Effects of Wafer Backside Emissivity Variation and System Control for Low Temperature Applications

ABSTRACTRapid thermal processing technology is being investigated for many uses such as shallow junction diffusion and implant annealing. Most of these processes are done at temperatures above 700 C. It is desirable to use the rapid thermal processor for some low temperature applications such as hillock reduction because of the systems ability to heat up and cool down almost instantaneously as compared to conventional furnaces. Machine control for low temperature processing is more difficult than high temperature processing dur to the optical pyrometers inability to perform at its lower limit.
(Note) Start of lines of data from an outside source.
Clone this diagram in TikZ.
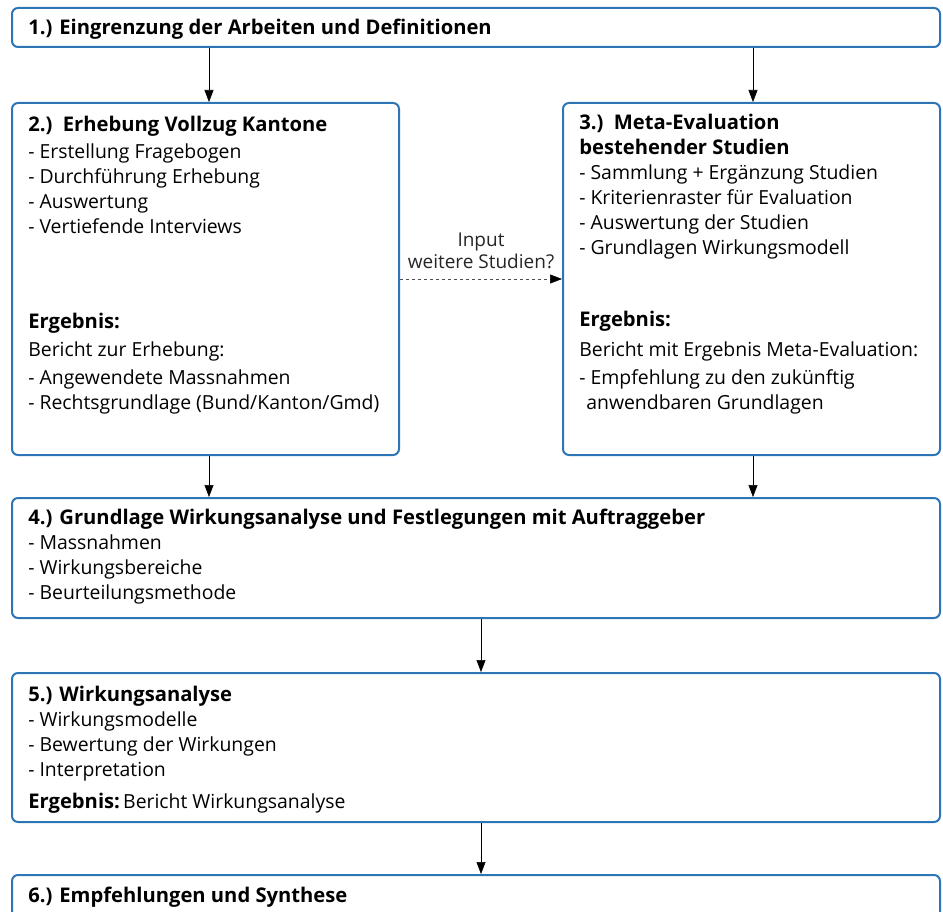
\documentclass[tikz,border=0pt]{standalone}
\usepackage{fontspec}
\setmainfont{Open Sans}
\usetikzlibrary{arrows.meta}
\definecolor{boxblue}{RGB}{46,117,182}
\newcommand{\hd}[1]{{\fontsize{20.2}{25}\selectfont\bfseries #1}}

\begin{document}
\begin{tikzpicture}[x=1pt,y=-1pt,line width=.6pt,
    box/.style={draw=boxblue,line width=2pt,rounded corners=6pt,inner sep=0pt},
    txt/.style={anchor=north west,inner sep=0pt,align=left,font=\fontsize{19.4}{25}\selectfont},
    arr/.style={-{Triangle[length=12pt,width=9pt,color=black]}}]
  \useasboundingbox (0,0) rectangle (943,912);

  \node[box,minimum width=928,minimum height=39] (S1) at (476,27.5) {};
  \node[box,minimum width=387,minimum height=352] (S2) at (205.5,279) {};
  \node[box,minimum width=377,minimum height=352] (S3) at (751.5,279) {};
  \node[box,minimum width=928,minimum height=120] (S4) at (476,558) {};
  \node[box,minimum width=928,minimum height=149] (S5) at (476,747.5) {};
  \node[box,minimum width=928,minimum height=60] (S6) at (476,905) {};

  \node[txt] (T1) at (28,16.5) {\strut\hd{1.) Eingrenzung der Arbeiten und Definitionen}};
  \node[txt] (T2) at (28,113.5) {\strut\hd{2.)\ \ Erhebung Vollzug Kantone}\\[2pt]
    - Erstellung Fragebogen\\ - Durchführung Erhebung\\ - Auswertung\\ - Vertiefende Interviews};
  \node[txt] (E2) at (28,310.5) {\strut\hd{Ergebnis:}\\[3pt] Bericht zur Erhebung:\\[3pt]
    - Angewendete Massnahmen\\ - Rechtsgrundlage (Bund/Kanton/Gmd)};
  \node[txt] (T3) at (579,111.5) {\strut\hd{3.)\ \ Meta-Evaluation}\\ \hd{bestehender Studien}\\
    - Sammlung + Ergänzung Studien\\ - Kriterienraster für Evaluation\\
    - Auswertung der Studien\\ - Grundlagen Wirkungsmodell};
  \node[txt] (E3) at (579,308.5) {\strut\hd{Ergebnis:}\\[5pt] Bericht mit Ergebnis Meta-Evaluation:\\[3pt]
    - Empfehlung zu den zukünftig\\ \hspace*{7pt}anwendbaren Grundlagen};
  \node[txt] (T4) at (28,506.5) {\strut\hd{4.) Grundlage Wirkungsanalyse und Festlegungen mit Auftraggeber}\\
    - Massnahmen\\ - Wirkungsbereiche\\ - Beurteilungsmethode};
  \node[txt] (T5) at (28,683.5) {\strut\hd{5.) Wirkungsanalyse}\\
    - Wirkungsmodelle\\ - Bewertung der Wirkungen\\ - Interpretation\\[7pt]
    \hd{Ergebnis:}\,Bericht Wirkungsanalyse};
  \node[txt] (T6) at (28,884.5) {\strut\hd{6.) Empfehlungen und Synthese}};

  \draw[arr] ([xshift=3.5pt]S2.north |- S1.south) -- ([xshift=3.5pt]S2.north);
  \draw[arr] ([xshift=1.5pt]S3.north |- S1.south) -- ([xshift=1.5pt]S3.north);
  \draw[arr] ([xshift=3.5pt]S2.south) -- ([xshift=3.5pt]S2.south |- S4.north);
  \draw[arr] ([xshift=1.5pt]S3.south) -- ([xshift=1.5pt]S3.south |- S4.north);
  \draw[arr] ([xshift=5pt]S4.south) -- ([xshift=5pt]S5.north);
  \draw[arr] ([xshift=5pt]S5.south) -- ([xshift=5pt]S6.north);
  \draw[arr,dashed,black!70] (S2.east) -- (S3.west)
    node[midway,anchor=south,inner sep=0pt,yshift=10pt,align=center,text=black!85,
      font=\fontsize{19}{22}\selectfont] (L) {Input\\weitere Studien?};
\end{tikzpicture}
\end{document}
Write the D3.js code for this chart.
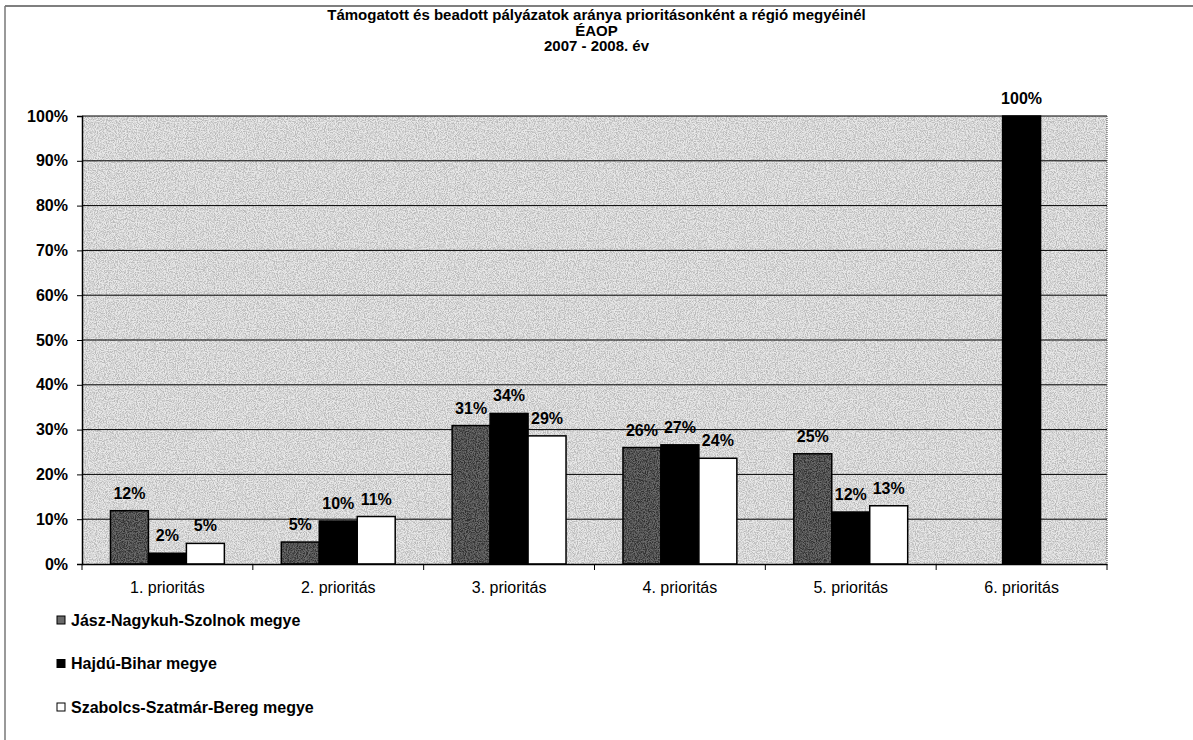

Well documented nonlinear effects of wafer backside emissivity over a temperature range of 400C to 600C will also contribute to wafer to wafer temperature instability. In order to fully utilize the advantages of rapid thermal processing technology, it is imperative that the RTPs performance and repeatability at low temperatures be understood.This paper will discuss the effect of wafer to wafer backside emissivity differences on wafer temperature for low temperature applications. Typical wafer to wafer backside emissivity variation is presented as well as the measurement error of the Peak “ACE” system. “ACE” (Automatic Compensation for Emissivity) can be used to correct for emissivity differences from wafer to wafer.Effect of improper emissivity selection on actual wafer temperature is presented. Also actual wafer temperature sensitivity to changes in programmed temperature with constant, uncompensated emissivity is demonstrated.Lamp current monitoring is discussed with supporting data to show the ability of it to be used as a day to day monitor of system performance. Also, The effects of lamp problems associated with idle current.